Psychologists and torture

The Houston Chronicle comments on the American Psychological Association and the recent national meeting regarding psychologists’ role in interrogation.

One of the mental health profession’s strengths is its grasp of ambiguity. Love and hate, rage and attraction, altruism and greed can coexist in the same person, and practitioners help clients accept that.
The Hippocratic oath, on the other hand, is simple. Do no harm. Based on this mandate, American psychologists should have nothing to do with the interrogation of terrorist suspects in prisons such as Guantanamo Bay.
Even when legal, the harsh techniques used in these centers include inflicting mental anguish; the very basis on which these prisoners are held — depriving them of both the protections afforded prisoners of war and the legal rights of criminal suspects — comprises a human rights violation. By helping interrogators in such prisons, psychologists are promoting, not healing, mental distress.
Unfortunately, the American Psychological Association last week concluded otherwise. To its credit, in a closely watched decision at their annual meeting, the group forbade members from “direct or indirect participation” in about 20 extreme interrogation techniques that have been used recently by U.S. military forces and intelligence agencies.
The association singled out waterboarding, exploiting detainees’ phobias and exposure to extreme temperatures.
But the resolution didn’t go far enough. Because psychologists are heavily involved in intelligence work — from giving advice to conducting studies — any ambiguity about their role in inflicting harm has special consequence.
The American Medical Association and American Psychiatric Association ban their members from taking any part in prisoner interrogations. According to Leonard Rubenstein of the nonprofit Physicians for Human Rights, medical professionals’ ethics plainly ban them from using their expertise in any situation in which distress is purposely inflicted.
Though the American Psychological Association “unequivocally condemns torture,” its members may still help interrogators at Guantanamo and similar facilities.
Still worse, a number of exposés show that in recent years psychologists have been pivotal in creating some of the most abusive tactics in use since 9/11.
These extreme measures don’t even produce reliable evidence, many mental health and intelligence experts agree. Under duress, prisoners just say what they think interrogators want to hear. Experienced interrogators, on the other hand, build rapport and incentives, which do produce useful information. Psychologists are neither trained, nor necessary, for this non-therapeutic questioning process.
The worst argument for psychologists’ presence at interrogations comes from U.S. Army Col. Larry James, director of the psychology department of a military medical center.
“If we lose psychologists from these facilities, people are going to die,” he said at the APA meeting. Psychologists, James suggested, can rein or report overzealous violators.
Any interrogation system that teeters so close to atrocities needs more than a psychologist. It requires thorough overhaul and specific bans of the most extreme methods. The Department of Defense has listed such prohibitions. The CIA has not.
Torturing prisoners doesn’t produce reliable data. It does, however, violate human rights and strip Americans of the right to protest torture of its own men and women. Above all, it blurs our credibility as a democracy worth defending.
No American psychologist should have a part in an interrogation system with the potential to devolve into murder. No American should.

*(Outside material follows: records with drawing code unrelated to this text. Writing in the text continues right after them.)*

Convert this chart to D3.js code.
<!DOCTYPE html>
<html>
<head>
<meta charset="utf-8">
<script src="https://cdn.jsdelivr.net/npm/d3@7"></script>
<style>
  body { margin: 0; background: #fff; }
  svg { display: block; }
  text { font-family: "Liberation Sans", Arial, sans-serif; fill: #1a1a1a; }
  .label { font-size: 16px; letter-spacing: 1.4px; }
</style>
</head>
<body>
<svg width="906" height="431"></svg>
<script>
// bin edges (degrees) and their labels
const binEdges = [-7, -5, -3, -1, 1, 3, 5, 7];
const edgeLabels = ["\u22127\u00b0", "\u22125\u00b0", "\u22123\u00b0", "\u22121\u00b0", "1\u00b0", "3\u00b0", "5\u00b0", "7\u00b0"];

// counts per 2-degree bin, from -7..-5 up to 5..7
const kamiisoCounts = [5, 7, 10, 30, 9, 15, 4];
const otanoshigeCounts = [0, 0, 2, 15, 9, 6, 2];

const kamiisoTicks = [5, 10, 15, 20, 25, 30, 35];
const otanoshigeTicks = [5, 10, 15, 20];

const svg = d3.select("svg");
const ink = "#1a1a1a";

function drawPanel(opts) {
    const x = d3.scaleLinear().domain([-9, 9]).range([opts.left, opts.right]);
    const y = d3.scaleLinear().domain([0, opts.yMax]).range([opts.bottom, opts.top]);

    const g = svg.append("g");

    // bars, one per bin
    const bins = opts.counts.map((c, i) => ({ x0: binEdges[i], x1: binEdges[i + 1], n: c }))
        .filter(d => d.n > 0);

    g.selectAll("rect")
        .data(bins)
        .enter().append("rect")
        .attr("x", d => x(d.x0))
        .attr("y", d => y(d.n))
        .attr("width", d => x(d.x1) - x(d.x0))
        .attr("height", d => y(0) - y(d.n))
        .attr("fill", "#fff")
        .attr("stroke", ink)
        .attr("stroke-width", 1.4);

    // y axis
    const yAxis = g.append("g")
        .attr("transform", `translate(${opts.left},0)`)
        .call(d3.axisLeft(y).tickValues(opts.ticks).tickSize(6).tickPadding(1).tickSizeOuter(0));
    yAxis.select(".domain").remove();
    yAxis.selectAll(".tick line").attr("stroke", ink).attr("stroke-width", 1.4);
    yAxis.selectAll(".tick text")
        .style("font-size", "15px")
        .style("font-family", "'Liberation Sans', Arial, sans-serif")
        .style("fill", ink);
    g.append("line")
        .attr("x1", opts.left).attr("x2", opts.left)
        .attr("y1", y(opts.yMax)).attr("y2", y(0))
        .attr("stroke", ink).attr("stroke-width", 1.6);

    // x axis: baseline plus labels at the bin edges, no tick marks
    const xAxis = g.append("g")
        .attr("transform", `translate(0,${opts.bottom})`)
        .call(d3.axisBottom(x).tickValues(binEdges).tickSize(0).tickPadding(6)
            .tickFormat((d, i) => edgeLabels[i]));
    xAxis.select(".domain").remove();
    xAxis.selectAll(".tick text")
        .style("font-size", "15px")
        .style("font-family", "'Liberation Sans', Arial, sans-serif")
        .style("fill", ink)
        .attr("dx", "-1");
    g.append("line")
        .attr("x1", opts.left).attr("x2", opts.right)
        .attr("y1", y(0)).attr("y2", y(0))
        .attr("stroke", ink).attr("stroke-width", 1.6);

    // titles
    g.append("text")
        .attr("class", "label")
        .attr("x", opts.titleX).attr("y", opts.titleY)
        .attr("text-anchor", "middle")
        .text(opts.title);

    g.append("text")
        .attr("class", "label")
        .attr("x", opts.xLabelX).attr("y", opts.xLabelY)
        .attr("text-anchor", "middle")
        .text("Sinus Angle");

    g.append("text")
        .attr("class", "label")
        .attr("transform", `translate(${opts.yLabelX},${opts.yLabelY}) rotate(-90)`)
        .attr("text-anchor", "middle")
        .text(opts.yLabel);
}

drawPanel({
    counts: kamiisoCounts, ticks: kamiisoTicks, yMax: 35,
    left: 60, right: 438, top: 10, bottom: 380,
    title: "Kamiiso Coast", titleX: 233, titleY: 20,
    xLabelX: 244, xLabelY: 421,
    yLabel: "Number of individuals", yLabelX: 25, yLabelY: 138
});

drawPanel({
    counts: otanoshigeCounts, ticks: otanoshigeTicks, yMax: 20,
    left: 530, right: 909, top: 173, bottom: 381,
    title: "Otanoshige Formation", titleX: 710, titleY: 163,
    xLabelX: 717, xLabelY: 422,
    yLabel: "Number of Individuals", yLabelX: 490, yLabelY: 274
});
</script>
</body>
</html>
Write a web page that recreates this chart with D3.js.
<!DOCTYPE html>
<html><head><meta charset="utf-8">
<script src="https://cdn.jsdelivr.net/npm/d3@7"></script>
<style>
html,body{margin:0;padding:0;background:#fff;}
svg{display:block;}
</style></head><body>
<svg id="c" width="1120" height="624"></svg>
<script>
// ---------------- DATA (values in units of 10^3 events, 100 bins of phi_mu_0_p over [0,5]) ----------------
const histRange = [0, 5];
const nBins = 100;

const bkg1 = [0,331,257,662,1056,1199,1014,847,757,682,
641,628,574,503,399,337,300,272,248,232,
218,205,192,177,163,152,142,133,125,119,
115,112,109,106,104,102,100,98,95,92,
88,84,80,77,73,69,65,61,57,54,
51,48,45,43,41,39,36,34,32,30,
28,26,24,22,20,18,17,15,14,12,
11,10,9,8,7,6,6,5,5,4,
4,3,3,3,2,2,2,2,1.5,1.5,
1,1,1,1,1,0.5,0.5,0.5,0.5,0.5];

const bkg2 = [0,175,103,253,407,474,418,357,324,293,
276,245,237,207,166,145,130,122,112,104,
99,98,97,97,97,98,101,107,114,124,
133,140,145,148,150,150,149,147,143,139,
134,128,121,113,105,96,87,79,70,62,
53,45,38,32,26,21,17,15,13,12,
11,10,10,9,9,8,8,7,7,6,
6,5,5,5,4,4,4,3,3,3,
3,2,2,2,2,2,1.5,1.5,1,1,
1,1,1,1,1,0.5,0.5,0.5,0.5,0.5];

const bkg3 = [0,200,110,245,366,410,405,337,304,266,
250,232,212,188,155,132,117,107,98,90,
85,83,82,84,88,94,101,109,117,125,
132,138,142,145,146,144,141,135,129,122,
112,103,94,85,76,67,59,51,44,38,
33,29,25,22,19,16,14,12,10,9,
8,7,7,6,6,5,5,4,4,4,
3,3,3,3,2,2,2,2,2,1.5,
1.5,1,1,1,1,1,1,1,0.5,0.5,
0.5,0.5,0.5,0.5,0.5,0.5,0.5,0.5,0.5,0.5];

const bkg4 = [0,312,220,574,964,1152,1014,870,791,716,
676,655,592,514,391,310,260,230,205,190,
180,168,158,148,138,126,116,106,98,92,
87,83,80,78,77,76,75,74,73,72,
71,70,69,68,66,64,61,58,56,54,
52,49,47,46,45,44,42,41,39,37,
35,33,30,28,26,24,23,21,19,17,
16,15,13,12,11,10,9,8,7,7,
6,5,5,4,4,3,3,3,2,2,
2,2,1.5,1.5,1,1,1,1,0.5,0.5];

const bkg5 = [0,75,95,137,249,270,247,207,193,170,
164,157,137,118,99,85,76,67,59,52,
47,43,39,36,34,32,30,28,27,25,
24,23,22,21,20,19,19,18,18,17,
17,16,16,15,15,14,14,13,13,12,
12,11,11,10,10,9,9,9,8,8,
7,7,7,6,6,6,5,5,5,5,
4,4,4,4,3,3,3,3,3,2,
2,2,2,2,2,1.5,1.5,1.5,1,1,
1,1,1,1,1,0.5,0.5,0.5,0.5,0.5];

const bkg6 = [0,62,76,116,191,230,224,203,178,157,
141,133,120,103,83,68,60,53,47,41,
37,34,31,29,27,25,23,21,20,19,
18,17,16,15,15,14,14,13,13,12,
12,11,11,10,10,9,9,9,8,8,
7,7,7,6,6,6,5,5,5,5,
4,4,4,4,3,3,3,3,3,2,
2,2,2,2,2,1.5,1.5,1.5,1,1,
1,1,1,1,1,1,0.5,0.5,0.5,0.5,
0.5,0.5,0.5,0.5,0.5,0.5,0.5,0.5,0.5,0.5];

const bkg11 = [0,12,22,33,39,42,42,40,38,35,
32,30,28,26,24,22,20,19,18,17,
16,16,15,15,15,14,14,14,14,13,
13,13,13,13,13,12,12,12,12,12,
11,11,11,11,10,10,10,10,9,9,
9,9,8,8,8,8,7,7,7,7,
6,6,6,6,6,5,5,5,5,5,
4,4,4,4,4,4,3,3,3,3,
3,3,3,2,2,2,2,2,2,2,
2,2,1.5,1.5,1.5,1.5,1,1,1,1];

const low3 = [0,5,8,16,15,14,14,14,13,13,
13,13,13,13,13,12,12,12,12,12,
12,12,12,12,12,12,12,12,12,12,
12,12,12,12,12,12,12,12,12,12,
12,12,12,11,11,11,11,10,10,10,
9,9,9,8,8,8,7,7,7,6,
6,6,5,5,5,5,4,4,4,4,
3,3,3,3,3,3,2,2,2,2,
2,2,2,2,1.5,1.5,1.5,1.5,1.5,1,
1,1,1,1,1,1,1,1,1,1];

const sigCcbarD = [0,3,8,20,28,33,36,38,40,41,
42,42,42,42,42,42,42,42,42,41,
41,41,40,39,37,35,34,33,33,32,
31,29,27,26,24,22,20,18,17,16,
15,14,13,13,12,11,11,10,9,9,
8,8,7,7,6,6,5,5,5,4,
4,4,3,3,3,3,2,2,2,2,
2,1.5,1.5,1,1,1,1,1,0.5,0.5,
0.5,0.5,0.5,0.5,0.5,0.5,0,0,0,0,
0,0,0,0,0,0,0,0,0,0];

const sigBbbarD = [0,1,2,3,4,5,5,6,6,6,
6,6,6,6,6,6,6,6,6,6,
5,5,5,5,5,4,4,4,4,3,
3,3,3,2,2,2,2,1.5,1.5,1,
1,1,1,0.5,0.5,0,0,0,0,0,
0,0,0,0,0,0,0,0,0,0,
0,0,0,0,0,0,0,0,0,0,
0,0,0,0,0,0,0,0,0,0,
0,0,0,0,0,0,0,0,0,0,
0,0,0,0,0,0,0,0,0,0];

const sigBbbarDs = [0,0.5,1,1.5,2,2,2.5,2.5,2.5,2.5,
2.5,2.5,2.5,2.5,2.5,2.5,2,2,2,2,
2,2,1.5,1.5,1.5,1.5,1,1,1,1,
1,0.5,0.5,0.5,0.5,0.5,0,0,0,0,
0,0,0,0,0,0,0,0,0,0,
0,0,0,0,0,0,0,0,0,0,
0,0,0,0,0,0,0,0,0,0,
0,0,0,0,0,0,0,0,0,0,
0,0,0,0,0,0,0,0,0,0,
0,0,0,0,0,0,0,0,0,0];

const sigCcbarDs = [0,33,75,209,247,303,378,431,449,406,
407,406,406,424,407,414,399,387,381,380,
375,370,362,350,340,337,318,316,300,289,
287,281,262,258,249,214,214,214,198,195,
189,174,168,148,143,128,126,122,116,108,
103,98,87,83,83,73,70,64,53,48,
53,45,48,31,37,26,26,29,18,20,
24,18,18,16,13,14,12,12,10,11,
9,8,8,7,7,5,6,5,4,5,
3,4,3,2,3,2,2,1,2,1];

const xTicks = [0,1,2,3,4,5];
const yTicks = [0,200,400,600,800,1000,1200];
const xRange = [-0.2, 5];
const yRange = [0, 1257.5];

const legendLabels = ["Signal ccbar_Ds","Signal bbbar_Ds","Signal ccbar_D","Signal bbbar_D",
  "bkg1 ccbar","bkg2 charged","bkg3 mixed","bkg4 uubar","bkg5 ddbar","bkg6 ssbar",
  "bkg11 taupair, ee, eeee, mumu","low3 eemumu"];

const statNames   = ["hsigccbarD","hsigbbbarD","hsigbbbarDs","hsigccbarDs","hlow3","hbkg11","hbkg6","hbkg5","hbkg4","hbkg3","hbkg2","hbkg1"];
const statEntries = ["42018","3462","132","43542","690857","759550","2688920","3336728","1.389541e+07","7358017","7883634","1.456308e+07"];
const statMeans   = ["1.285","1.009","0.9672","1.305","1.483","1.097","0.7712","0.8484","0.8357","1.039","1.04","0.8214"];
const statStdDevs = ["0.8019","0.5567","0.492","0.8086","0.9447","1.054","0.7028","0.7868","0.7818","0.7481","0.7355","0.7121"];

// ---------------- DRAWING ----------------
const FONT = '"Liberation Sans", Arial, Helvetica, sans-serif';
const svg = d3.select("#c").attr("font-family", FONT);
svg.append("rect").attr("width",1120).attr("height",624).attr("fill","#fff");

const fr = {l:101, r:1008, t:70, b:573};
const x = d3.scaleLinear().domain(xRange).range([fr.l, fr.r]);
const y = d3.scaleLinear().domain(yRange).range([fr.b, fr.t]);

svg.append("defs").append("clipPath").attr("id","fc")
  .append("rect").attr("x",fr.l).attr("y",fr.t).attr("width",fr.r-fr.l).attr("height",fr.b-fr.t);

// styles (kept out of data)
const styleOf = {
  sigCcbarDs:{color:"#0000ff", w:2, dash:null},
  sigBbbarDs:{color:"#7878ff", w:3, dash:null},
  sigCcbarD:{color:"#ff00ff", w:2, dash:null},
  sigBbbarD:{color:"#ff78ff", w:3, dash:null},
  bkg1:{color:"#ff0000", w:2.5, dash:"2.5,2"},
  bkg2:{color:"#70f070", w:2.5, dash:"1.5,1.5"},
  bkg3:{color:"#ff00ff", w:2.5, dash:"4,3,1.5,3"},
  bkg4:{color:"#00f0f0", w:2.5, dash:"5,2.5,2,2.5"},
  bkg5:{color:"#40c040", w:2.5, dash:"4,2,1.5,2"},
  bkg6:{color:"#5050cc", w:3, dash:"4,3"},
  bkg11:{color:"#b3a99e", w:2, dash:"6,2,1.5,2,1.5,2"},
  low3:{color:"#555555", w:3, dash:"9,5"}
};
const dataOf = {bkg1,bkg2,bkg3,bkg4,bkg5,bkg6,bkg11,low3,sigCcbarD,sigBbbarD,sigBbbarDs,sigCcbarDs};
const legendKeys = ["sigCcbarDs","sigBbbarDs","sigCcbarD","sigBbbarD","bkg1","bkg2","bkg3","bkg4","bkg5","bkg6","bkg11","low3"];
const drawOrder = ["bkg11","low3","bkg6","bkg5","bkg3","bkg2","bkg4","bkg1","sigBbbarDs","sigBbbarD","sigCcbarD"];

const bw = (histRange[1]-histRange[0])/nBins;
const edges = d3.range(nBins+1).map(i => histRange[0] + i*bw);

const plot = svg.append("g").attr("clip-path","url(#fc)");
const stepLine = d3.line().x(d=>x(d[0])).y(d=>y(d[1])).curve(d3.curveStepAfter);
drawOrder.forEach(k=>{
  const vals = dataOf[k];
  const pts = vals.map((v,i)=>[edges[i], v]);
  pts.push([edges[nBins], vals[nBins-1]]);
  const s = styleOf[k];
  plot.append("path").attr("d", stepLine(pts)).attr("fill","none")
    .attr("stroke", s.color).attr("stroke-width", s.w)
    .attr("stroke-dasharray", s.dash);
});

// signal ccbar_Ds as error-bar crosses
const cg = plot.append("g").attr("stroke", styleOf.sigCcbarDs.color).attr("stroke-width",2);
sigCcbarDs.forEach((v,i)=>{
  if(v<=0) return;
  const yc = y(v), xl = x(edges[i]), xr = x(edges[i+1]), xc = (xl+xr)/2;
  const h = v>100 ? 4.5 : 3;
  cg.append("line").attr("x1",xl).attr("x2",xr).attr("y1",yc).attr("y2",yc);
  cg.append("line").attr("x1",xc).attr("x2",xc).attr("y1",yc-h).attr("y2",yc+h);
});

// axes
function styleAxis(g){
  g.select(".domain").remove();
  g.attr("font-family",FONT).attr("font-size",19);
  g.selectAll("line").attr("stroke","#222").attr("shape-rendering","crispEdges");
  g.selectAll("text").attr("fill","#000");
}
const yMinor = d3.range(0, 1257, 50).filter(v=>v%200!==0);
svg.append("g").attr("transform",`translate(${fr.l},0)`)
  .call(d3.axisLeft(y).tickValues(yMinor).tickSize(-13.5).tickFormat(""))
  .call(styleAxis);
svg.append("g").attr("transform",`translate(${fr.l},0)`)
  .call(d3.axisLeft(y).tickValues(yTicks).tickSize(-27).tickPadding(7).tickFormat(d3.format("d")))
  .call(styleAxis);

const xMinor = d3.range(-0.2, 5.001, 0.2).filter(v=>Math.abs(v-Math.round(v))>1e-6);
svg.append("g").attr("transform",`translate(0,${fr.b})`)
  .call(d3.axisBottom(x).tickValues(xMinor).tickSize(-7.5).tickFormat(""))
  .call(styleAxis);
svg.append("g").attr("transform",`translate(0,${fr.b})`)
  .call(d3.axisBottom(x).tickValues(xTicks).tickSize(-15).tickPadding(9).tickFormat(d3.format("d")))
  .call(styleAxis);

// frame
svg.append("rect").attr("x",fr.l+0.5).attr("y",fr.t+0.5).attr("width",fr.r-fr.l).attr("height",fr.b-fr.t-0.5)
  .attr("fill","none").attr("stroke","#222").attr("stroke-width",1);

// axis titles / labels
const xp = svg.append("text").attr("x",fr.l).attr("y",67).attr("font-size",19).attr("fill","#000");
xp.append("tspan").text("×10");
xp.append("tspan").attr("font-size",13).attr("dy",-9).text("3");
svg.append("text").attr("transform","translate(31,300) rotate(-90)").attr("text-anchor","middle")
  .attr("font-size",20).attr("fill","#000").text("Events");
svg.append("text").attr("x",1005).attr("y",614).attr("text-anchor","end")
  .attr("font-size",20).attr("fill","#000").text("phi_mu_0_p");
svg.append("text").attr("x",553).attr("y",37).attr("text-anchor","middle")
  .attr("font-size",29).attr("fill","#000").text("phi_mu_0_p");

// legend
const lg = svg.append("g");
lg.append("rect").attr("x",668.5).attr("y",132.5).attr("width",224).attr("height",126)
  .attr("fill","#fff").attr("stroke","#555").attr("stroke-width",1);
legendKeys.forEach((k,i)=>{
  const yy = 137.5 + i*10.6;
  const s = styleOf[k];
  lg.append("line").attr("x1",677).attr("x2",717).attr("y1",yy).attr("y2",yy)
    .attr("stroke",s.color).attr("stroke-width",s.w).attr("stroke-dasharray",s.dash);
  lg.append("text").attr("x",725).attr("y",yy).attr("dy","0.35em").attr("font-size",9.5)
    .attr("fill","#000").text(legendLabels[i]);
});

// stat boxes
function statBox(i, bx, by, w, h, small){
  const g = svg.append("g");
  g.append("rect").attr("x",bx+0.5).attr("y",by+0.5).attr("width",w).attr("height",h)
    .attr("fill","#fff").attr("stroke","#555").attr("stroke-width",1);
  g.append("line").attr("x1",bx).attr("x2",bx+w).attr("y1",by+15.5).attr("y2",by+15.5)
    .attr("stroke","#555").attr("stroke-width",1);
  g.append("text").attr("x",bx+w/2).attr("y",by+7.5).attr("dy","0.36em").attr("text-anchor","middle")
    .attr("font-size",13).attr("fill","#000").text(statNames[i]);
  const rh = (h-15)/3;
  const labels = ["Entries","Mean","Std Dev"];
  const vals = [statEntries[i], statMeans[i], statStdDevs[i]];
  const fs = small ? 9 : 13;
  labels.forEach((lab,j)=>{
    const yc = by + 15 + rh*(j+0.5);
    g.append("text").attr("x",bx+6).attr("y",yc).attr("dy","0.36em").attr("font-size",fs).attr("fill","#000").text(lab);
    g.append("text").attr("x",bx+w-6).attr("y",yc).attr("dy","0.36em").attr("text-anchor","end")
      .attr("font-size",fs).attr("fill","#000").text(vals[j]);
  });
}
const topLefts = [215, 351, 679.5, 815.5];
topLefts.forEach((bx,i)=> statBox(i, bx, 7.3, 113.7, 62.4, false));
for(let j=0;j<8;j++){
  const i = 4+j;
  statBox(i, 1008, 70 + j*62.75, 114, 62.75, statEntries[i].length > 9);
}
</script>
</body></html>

The failure of the APA is a serious one in my view. I believe the carrot to be the authorization of writing script for medication for the DOD, currently not allowed by any state medical board.

Both the American Medical Association and the American Psychiatric Association have resolutions restricting members participation as a policy. As an institution I believe the American Psychological Association is on the way to crossing a very dangerous line for the profession.

The comments made by readers of the Houston Chronicle were generally opposed to the editorial point of view. Comments?